Directions -
Write out, unaltered, each line from the top of the records below down to the line where "edges = np.cumsum([0]" appears, that line included.

Working data -
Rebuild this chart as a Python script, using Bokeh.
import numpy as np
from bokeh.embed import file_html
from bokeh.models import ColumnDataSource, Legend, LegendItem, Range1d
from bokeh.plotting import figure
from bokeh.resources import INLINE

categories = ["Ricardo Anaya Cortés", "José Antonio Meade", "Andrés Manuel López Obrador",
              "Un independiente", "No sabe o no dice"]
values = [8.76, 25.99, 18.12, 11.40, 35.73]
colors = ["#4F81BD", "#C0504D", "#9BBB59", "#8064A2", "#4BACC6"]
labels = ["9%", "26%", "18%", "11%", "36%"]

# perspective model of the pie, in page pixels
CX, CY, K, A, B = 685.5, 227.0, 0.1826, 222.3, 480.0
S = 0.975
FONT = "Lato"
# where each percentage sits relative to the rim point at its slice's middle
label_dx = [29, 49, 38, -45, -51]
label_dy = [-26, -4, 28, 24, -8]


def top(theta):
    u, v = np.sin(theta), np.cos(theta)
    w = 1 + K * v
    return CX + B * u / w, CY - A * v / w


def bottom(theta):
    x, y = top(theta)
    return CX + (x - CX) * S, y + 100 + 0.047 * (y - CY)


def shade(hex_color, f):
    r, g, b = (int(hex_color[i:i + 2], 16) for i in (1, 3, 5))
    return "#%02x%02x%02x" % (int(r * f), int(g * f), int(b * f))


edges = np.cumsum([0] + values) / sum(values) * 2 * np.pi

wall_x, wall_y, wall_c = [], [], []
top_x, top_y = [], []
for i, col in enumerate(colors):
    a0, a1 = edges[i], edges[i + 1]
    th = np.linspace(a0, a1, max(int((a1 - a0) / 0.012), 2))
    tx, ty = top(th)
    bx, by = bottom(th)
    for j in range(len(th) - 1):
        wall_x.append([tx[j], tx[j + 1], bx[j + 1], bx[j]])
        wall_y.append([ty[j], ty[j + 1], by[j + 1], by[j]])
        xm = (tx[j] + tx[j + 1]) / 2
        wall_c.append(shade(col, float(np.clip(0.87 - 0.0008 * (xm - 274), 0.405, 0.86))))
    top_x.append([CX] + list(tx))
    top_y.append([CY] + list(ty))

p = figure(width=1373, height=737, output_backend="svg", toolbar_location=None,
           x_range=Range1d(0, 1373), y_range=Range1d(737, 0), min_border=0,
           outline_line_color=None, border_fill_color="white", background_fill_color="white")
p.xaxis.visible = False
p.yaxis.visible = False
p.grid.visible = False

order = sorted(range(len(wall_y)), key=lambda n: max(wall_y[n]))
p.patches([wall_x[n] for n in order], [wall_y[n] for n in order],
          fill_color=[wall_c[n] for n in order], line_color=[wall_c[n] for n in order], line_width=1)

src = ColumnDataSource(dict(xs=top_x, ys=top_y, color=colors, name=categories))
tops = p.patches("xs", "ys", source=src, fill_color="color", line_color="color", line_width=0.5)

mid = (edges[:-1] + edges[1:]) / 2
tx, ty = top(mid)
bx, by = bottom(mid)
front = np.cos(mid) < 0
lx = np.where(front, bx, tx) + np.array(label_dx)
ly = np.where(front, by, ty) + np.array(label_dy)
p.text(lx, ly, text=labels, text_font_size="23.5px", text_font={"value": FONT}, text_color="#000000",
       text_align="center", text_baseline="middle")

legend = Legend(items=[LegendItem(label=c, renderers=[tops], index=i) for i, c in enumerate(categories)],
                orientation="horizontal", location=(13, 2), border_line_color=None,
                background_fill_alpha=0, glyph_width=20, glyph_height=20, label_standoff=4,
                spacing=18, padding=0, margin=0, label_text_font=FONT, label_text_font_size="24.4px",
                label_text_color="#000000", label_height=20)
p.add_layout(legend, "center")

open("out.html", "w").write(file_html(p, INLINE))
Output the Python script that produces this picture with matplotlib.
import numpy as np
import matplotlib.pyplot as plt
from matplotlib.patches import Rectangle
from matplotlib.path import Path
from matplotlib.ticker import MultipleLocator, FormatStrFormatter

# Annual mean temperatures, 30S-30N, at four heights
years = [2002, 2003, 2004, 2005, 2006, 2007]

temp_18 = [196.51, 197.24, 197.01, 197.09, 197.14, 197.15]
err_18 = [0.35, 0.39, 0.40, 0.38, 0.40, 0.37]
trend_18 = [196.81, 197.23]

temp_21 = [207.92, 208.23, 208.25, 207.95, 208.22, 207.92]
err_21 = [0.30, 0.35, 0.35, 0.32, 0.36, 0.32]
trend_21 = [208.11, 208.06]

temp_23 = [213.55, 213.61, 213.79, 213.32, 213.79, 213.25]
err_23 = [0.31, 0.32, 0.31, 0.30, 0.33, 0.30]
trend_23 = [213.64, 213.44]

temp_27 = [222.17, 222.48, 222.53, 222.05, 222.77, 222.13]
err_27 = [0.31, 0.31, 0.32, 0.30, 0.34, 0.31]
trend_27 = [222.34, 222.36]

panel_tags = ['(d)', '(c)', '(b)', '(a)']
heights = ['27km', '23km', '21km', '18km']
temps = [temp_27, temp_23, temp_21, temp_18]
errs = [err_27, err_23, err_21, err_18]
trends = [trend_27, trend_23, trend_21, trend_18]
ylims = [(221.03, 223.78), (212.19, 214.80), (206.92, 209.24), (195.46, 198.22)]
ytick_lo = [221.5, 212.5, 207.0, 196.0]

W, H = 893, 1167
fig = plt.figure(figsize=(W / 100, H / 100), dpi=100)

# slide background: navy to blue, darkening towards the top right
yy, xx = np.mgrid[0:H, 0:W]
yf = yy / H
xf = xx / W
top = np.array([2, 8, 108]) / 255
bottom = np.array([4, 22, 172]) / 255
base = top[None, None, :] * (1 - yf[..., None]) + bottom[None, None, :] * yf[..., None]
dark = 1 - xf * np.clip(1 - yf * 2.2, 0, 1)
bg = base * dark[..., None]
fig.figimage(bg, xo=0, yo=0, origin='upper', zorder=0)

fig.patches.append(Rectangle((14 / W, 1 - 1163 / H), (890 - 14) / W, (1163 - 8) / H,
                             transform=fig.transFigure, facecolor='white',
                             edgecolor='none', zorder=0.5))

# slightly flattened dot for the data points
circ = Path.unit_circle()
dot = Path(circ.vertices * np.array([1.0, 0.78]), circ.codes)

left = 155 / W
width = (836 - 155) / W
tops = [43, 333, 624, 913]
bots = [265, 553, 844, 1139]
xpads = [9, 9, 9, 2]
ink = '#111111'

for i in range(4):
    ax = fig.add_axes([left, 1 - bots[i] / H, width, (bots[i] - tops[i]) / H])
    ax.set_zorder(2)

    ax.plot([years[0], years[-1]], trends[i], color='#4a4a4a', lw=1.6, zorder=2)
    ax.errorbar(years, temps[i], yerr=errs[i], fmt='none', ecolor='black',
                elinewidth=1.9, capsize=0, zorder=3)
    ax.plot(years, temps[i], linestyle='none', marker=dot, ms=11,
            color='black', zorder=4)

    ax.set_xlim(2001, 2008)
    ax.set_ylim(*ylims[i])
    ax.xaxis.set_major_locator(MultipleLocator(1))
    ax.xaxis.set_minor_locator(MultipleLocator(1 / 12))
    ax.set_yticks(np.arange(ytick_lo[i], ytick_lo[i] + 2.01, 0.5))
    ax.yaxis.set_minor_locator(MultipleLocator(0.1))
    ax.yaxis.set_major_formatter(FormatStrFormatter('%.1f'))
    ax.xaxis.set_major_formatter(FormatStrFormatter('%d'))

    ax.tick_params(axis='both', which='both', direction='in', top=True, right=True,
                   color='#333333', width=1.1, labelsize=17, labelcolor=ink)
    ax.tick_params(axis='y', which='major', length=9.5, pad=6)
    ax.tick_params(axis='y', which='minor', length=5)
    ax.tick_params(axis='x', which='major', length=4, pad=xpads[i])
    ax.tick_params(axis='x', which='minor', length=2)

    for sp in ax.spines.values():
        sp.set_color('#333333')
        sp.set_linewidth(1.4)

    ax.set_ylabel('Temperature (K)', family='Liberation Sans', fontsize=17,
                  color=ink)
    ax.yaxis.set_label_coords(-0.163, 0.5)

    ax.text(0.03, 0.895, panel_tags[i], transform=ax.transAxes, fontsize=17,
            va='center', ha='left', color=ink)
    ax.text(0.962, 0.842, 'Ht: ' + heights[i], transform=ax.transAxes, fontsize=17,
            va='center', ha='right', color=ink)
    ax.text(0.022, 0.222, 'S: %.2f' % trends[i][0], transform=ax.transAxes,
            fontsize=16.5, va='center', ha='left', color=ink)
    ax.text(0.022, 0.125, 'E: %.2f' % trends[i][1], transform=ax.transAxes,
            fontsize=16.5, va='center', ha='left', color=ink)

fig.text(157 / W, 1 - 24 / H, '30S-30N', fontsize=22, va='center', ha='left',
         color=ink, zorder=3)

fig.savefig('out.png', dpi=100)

In response -
Rebuild this chart as a Python script, using Bokeh.
import numpy as np
from bokeh.embed import file_html
from bokeh.models import ColumnDataSource, Legend, LegendItem, Range1d
from bokeh.plotting import figure
from bokeh.resources import INLINE

categories = ["Ricardo Anaya Cortés", "José Antonio Meade", "Andrés Manuel López Obrador",
              "Un independiente", "No sabe o no dice"]
values = [8.76, 25.99, 18.12, 11.40, 35.73]
colors = ["#4F81BD", "#C0504D", "#9BBB59", "#8064A2", "#4BACC6"]
labels = ["9%", "26%", "18%", "11%", "36%"]

# perspective model of the pie, in page pixels
CX, CY, K, A, B = 685.5, 227.0, 0.1826, 222.3, 480.0
S = 0.975
FONT = "Lato"
# where each percentage sits relative to the rim point at its slice's middle
label_dx = [29, 49, 38, -45, -51]
label_dy = [-26, -4, 28, 24, -8]


def top(theta):
    u, v = np.sin(theta), np.cos(theta)
    w = 1 + K * v
    return CX + B * u / w, CY - A * v / w


def bottom(theta):
    x, y = top(theta)
    return CX + (x - CX) * S, y + 100 + 0.047 * (y - CY)


def shade(hex_color, f):
    r, g, b = (int(hex_color[i:i + 2], 16) for i in (1, 3, 5))
    return "#%02x%02x%02x" % (int(r * f), int(g * f), int(b * f))


edges = np.cumsum([0] + values) / sum(values) * 2 * np.pi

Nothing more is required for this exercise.